WORK TO COMPLETE:
In the data that follows, count the lines in which the word "this" occurs, and report that figure alone.

## begin

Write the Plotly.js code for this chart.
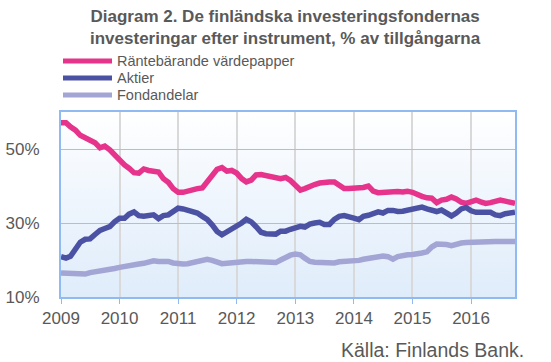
<!DOCTYPE html>
<html>
<head>
<meta charset="utf-8">
<script src="https://cdn.plot.ly/plotly-3.0.1.min.js"></script>
<style>
  html, body { margin: 0; padding: 0; background: #ffffff; }
  #wrap { position: relative; width: 551px; height: 362px; }
  #bg { position: absolute; left: 61px; top: 112px; width: 454px; height: 185px;
        background: linear-gradient(to bottom, #ffffff 0%, #eef5fd 50%, #dfecfa 100%); }
  #chart { position: absolute; left: 0; top: 0; width: 551px; height: 362px; }
</style>
</head>
<body>
<div id="wrap"><div id="bg"></div><div id="chart"></div></div>
<script>
// Series names
const seriesNames = ['Räntebärande värdepapper', 'Aktier', 'Fondandelar'];
const seriesColors = ['#e6338b', '#4c52a3', '#a3a5d4'];

// Monthly observations, Jan 2009 onward (percent of assets)
const startYear = 2009;
const rantebarande = [
  57.1, 57.1, 56.0, 55.1, 53.7, 53.0, 52.5, 51.7, 50.3, 50.8, 49.8, 48.3,
  46.7, 45.7, 44.8, 43.6, 43.5, 44.6, 44.2, 43.9, 43.8, 42.0, 41.0, 39.3,
  38.3, 38.3, 38.7, 39.0, 39.3, 39.5, 41.0, 42.8, 44.5, 45.0, 44.0, 44.2,
  43.5, 42.0, 41.1, 41.6, 43.0, 43.1, 42.8, 42.4, 42.0, 42.0, 42.3, 41.5,
  40.2, 38.9, 39.3, 40.0, 40.4, 40.8, 41.1, 41.1, 41.1, 40.3, 39.3, 39.3,
  39.3, 39.5, 39.6, 40.0, 38.6, 38.2, 38.3, 38.4, 38.7, 38.5, 38.4, 38.6,
  38.3, 37.6, 37.2, 36.8, 36.7, 35.5, 36.2, 36.4, 37.0, 36.5, 35.6, 35.3,
  35.7, 36.2, 35.7, 35.3, 35.5, 35.9, 36.2, 35.9, 35.5, 35.3
];
const aktier = [
  20.9, 20.5, 21.0, 23.0, 24.8, 25.6, 25.7, 26.9, 28.0, 28.5, 29.0, 30.3,
  31.3, 31.3, 32.4, 33.0, 32.0, 31.8, 32.0, 32.2, 31.2, 32.0, 32.2, 33.0,
  34.0, 33.8, 33.5, 32.9, 32.7, 31.8, 31.0, 29.5, 27.7, 26.8, 27.6, 28.3,
  29.0, 30.0, 31.0, 30.3, 29.0, 27.5, 27.1, 27.0, 27.0, 27.8, 27.8, 28.3,
  28.8, 29.1, 28.9, 29.7, 30.0, 30.2, 29.6, 29.6, 31.0, 31.8, 32.0, 31.8,
  31.3, 30.9, 31.8, 32.1, 32.7, 33.0, 32.7, 33.4, 33.4, 33.1, 33.2, 33.4,
  33.6, 34.0, 34.3, 33.8, 33.4, 33.1, 33.5, 32.5, 31.9, 32.7, 33.8, 34.2,
  33.3, 32.9, 32.9, 32.7, 32.9, 32.2, 32.0, 32.5, 32.7, 32.9
];
const fondandelar = [
  16.5, 16.5, 16.4, 16.4, 16.2, 16.2, 16.6, 16.8, 16.9, 17.0, 17.3, 17.7,
  18.0, 18.3, 18.6, 18.9, 18.9, 19.1, 19.6, 19.8, 19.6, 19.6, 19.6, 19.2,
  18.9, 18.9, 19.0, 19.3, 19.5, 19.8, 20.2, 19.9, 19.3, 19.0, 19.1, 19.3,
  19.5, 19.6, 19.6, 19.6, 19.5, 19.3, 19.3, 19.3, 19.3, 20.0, 20.8, 21.3,
  21.6, 21.4, 20.5, 19.6, 19.4, 19.3, 19.2, 19.1, 19.2, 19.5, 19.6, 19.5,
  19.6, 19.9, 20.2, 20.5, 20.8, 21.1, 21.1, 20.9, 20.2, 20.9, 21.3, 21.4,
  21.5, 21.6, 21.9, 22.2, 23.5, 24.3, 24.4, 24.2, 23.9, 24.3, 24.6, 24.7,
  24.8, 24.7, 24.7, 24.8, 24.9, 25.0, 25.0, 25.0, 25.0, 25.0
];
const yearTicks = ['2009', '2010', '2011', '2012', '2013', '2014', '2015', '2016'];
const yTicks = [10, 30, 50];
const titleText = '<b>Diagram 2. De finländska investeringsfondernas<br>investeringar efter instrument, % av tillgångarna</b>';
const sourceText = 'Källa: Finlands Bank.';

function monthDates(n) {
  const out = [];
  for (let i = 0; i < n; i++) {
    const y = startYear + Math.floor(i / 12);
    const m = (i % 12) + 1;
    out.push(y + '-' + (m < 10 ? '0' + m : m) + '-01');
  }
  return out;
}
const dates = monthDates(rantebarande.length);
const allSeries = [rantebarande, aktier, fondandelar];

const traces = allSeries.map((vals, i) => ({
  x: dates, y: vals, type: 'scatter', mode: 'lines',
  name: seriesNames[i],
  line: { color: seriesColors[i], width: 5.5 },
  showlegend: false, hoverinfo: 'skip'
}));

const textColor = '#595959';
const font = 'Liberation Sans, Arial, sans-serif';

// plot area in pixels: x 61..515, y 112..297
const L = 61, R = 515, T = 112, B = 297;
const px = x => (x - L) / (R - L);
const py = y => (B - y) / (B - T);

const shapes = [];
const annotations = [];
seriesNames.forEach((nm, i) => {
  const yy = 61 + i * 17;
  shapes.push({ type: 'line', xref: 'paper', yref: 'paper',
    x0: px(63), x1: px(112), y0: py(yy), y1: py(yy),
    line: { color: seriesColors[i], width: 5 } });
  annotations.push({ xref: 'paper', yref: 'paper', x: px(115), y: py(yy),
    xanchor: 'left', yanchor: 'middle', showarrow: false, text: nm,
    font: { family: font, size: 14.5, color: textColor } });
});
annotations.push({ xref: 'paper', yref: 'paper', x: px(285), y: py(5),
  xanchor: 'center', yanchor: 'top', showarrow: false, text: titleText,
  font: { family: font, size: 17, color: textColor } });
annotations.push({ xref: 'paper', yref: 'paper', x: px(526), y: py(350),
  xanchor: 'right', yanchor: 'middle', showarrow: false, text: sourceText,
  font: { family: font, size: 19.5, color: textColor } });

const layout = {
  width: 551, height: 362,
  margin: { l: L, r: 551 - R, t: T, b: 362 - B, pad: 0 },
  paper_bgcolor: 'rgba(0,0,0,0)', plot_bgcolor: 'rgba(0,0,0,0)',
  font: { family: font, color: textColor },
  xaxis: {
    type: 'date', range: [dates[0], '2016-10-01'],
    tickvals: yearTicks.map(y => y + '-01-01'), ticktext: yearTicks,
    showgrid: true, gridcolor: '#d9d9d9', gridwidth: 2,
    showline: true, mirror: true, linecolor: '#8fbaf2', linewidth: 2,
    ticks: 'outside', ticklen: 5, tickcolor: '#8fbaf2', tickwidth: 1,
    tickfont: { family: font, size: 17, color: textColor },
    zeroline: false, fixedrange: true
  },
  yaxis: {
    range: [10, 60], tickvals: yTicks, ticktext: yTicks.map(v => v + '%'),
    showgrid: true, gridcolor: '#9cc3f3', gridwidth: 1,
    showline: true, mirror: true, linecolor: '#8fbaf2', linewidth: 2,
    ticks: 'outside', ticklen: 16, tickcolor: 'rgba(0,0,0,0)',
    tickfont: { family: font, size: 17, color: textColor },
    zeroline: false, fixedrange: true
  },
  shapes: shapes,
  annotations: annotations
};

Plotly.newPlot('chart', traces, layout, { displayModeBar: false, staticPlot: true });
</script>
</body>
</html>
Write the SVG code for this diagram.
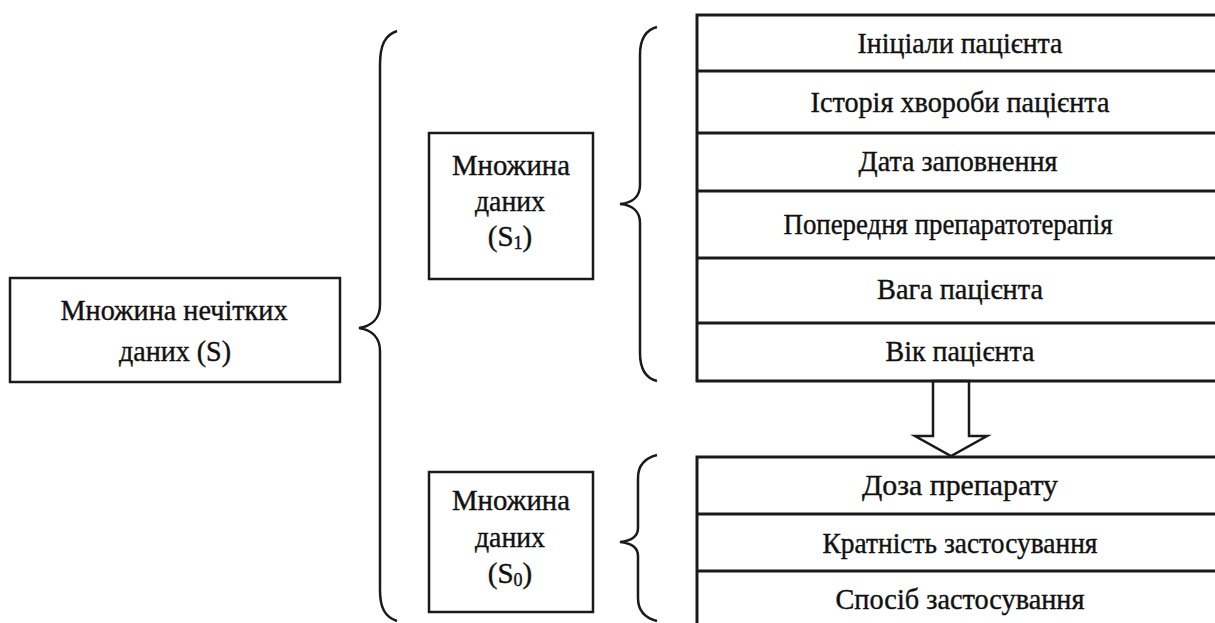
<svg xmlns="http://www.w3.org/2000/svg" width="1215" height="623" viewBox="0 0 1215 623">
<style>
.box{fill:#fff;stroke:#1a1a1a;stroke-width:2.5}
.tbl{fill:none;stroke:#1a1a1a;stroke-width:3}
.br{fill:none;stroke:#1a1a1a;stroke-width:2.5}
text{font-family:"Liberation Serif","Times New Roman",serif;font-size:29px;fill:#111;stroke:#111;stroke-width:0.4;text-anchor:middle}
.sub{font-size:18px}
</style>
<rect width="1215" height="623" fill="#fff"/>
<g id="braces">
<path class="br" d="M397,31 C385,35 380,45 380,65 L380,305 C380,318 372,326 359,328 C372,330 380,338 380,351 L380,590 C380,608 385,617 397,621"/>
<path class="br" d="M657,27 C645,30 640,40 640,55 L640,185 C640,197 632,203 620,204 C632,205 640,211 640,223 L640,353 C640,368 645,378 657,381"/>
<path class="br" d="M657,455 C645,458 638,466 638,478 L638,528 C638,537 630,541 620,542 C630,543 638,547 638,556 L638,598 C638,610 645,618 657,621"/>
</g>
<g id="connectors">
<polygon points="933,381 969,381 969,436 987,436 951,456 915,436 933,436" fill="#fff" stroke="#1a1a1a" stroke-width="2.5" stroke-linejoin="miter"/>
</g>
<g id="node-s">
<rect class="box" x="10" y="278" width="330" height="104"/>
<text x="174" y="320" textLength="227" lengthAdjust="spacingAndGlyphs">Множина нечітких</text>
<text x="175" y="361" textLength="112" lengthAdjust="spacingAndGlyphs">даних (S)</text>
</g>
<g id="node-s1">
<rect class="box" x="429" y="133" width="164" height="146"/>
<text x="511" y="175" textLength="118" lengthAdjust="spacingAndGlyphs">Множина</text>
<text x="510" y="211" textLength="70" lengthAdjust="spacingAndGlyphs">даних</text>
<text x="510" y="246">(S<tspan class="sub" dy="3">1</tspan><tspan dy="-3">)</tspan></text>
</g>
<g id="node-s0">
<rect class="box" x="429" y="472" width="164" height="140"/>
<text x="511" y="510" textLength="118" lengthAdjust="spacingAndGlyphs">Множина</text>
<text x="510" y="547" textLength="70" lengthAdjust="spacingAndGlyphs">даних</text>
<text x="510" y="583">(S<tspan class="sub" dy="3">0</tspan><tspan dy="-3">)</tspan></text>
</g>
<g id="table-inputs">
<path class="tbl" d="M1220,15 L697,15 L697,381 L1220,381 M697,71 L1220,71 M697,133 L1220,133 M697,191 L1220,191 M697,258 L1220,258 M697,323 L1220,323"/>
<text x="960" y="53" textLength="205" lengthAdjust="spacingAndGlyphs">Ініціали пацієнта</text>
<text x="960" y="112" textLength="299" lengthAdjust="spacingAndGlyphs">Історія хвороби пацієнта</text>
<text x="958" y="171" textLength="199" lengthAdjust="spacingAndGlyphs">Дата заповнення</text>
<text x="948" y="234" textLength="329" lengthAdjust="spacingAndGlyphs">Попередня препаратотерапія</text>
<text x="960" y="299" textLength="166" lengthAdjust="spacingAndGlyphs">Вага пацієнта</text>
<text x="960" y="361" textLength="149" lengthAdjust="spacingAndGlyphs">Вік пацієнта</text>
</g>
<g id="table-outputs">
<path class="tbl" d="M1220,457 L697,457 L697,630 M697,514 L1220,514 M697,571 L1220,571"/>
<text x="960" y="495" textLength="196" lengthAdjust="spacingAndGlyphs">Доза препарату</text>
<text x="960" y="553" textLength="275" lengthAdjust="spacingAndGlyphs">Кратність застосування</text>
<text x="960" y="609" textLength="249" lengthAdjust="spacingAndGlyphs">Спосіб застосування</text>
</g>
</svg>
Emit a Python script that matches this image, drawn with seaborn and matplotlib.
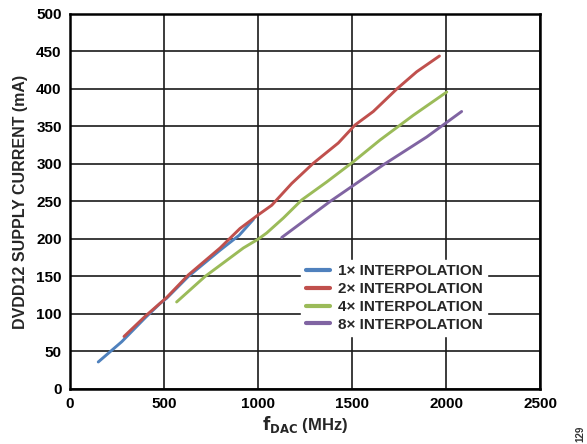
import matplotlib
matplotlib.use("Agg")
import matplotlib.pyplot as plt
import seaborn as sns
import pandas as pd

# ── data ──────────────────────────────────────────────────────────────────────
f_1x = [150, 275, 400, 479, 514, 629, 798, 900, 975]
i_1x = [36, 63, 95, 114, 121, 150, 185, 205, 226]

f_2x = [287, 400, 514, 629, 798, 904, 1000, 1073, 1179, 1294, 1427, 1516,
        1613, 1738, 1844, 1965]
i_2x = [70, 97, 122, 152, 188, 214, 232, 245, 274, 301, 328, 352,
        370, 400, 423, 444]

f_4x = [567, 718, 922, 1002, 1046, 1135, 1232, 1365, 1507, 1649, 1826, 2004]
i_4x = [116, 150, 188, 200, 208, 228, 252, 276, 303, 332, 365, 396]

f_8x = [1126, 1383, 1667, 1897, 2083]
i_8x = [202, 250, 299, 336, 370]

labels = ["1× INTERPOLATION", "2× INTERPOLATION",
          "4× INTERPOLATION", "8× INTERPOLATION"]
colors = ["#4F81BD", "#C0504D", "#9BBB59", "#8064A2"]

df = pd.concat([
    pd.DataFrame({"f": f_1x, "i": i_1x, "mode": labels[0]}),
    pd.DataFrame({"f": f_2x, "i": i_2x, "mode": labels[1]}),
    pd.DataFrame({"f": f_4x, "i": i_4x, "mode": labels[2]}),
    pd.DataFrame({"f": f_8x, "i": i_8x, "mode": labels[3]}),
], ignore_index=True)

sns.set_theme(style="white")
plt.rcParams["font.family"] = ["Liberation Sans", "DejaVu Sans"]
plt.rcParams["font.weight"] = "bold"

fig = plt.figure(figsize=(5.87, 4.44), dpi=100)
ax = fig.add_axes([0.1193, 0.1239, 0.8007, 0.8446])

sns.lineplot(data=df, x="f", y="i", hue="mode", palette=colors,
             hue_order=labels, sort=False, linewidth=2.1, ax=ax, zorder=3)

ax.set_xlim(0, 2500)
ax.set_ylim(0, 500)
ax.set_xticks(range(0, 2501, 500))
ax.set_yticks(range(0, 501, 50))
ax.grid(True, color="#1a1a1a", linewidth=1.2)
ax.set_axisbelow(True)
for s in ax.spines.values():
    s.set_color("black")
    s.set_linewidth(1.8)
ax.tick_params(axis="both", labelsize=11, colors="black", length=0, pad=6)
for lbl in ax.get_xticklabels() + ax.get_yticklabels():
    lbl.set_fontweight("bold")

ax.set_xlabel(r"$\mathbf{f_{DAC}}$ (MHz)", fontsize=12, fontweight="bold",
              labelpad=2)
ax.set_ylabel("DVDD12 SUPPLY CURRENT (mA)", fontsize=11.5, fontweight="bold",
              labelpad=6)

leg = ax.legend(loc="lower left", bbox_to_anchor=(0.475, 0.12), frameon=True,
                fontsize=11, handlelength=1.6, handletextpad=0.5,
                labelspacing=0.25, borderpad=0.3)
leg.get_frame().set_facecolor("white")
leg.get_frame().set_edgecolor("white")
leg.get_frame().set_alpha(1)
for line in leg.get_lines():
    line.set_linewidth(3)
for t in leg.get_texts():
    t.set_fontweight("bold")

fig.text(0.988, 0.005, "129", rotation=90, fontsize=7, color="#333333",
         ha="center", va="bottom")

fig.savefig("out.png", dpi=100)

## end

RESPONSE BELOW:
3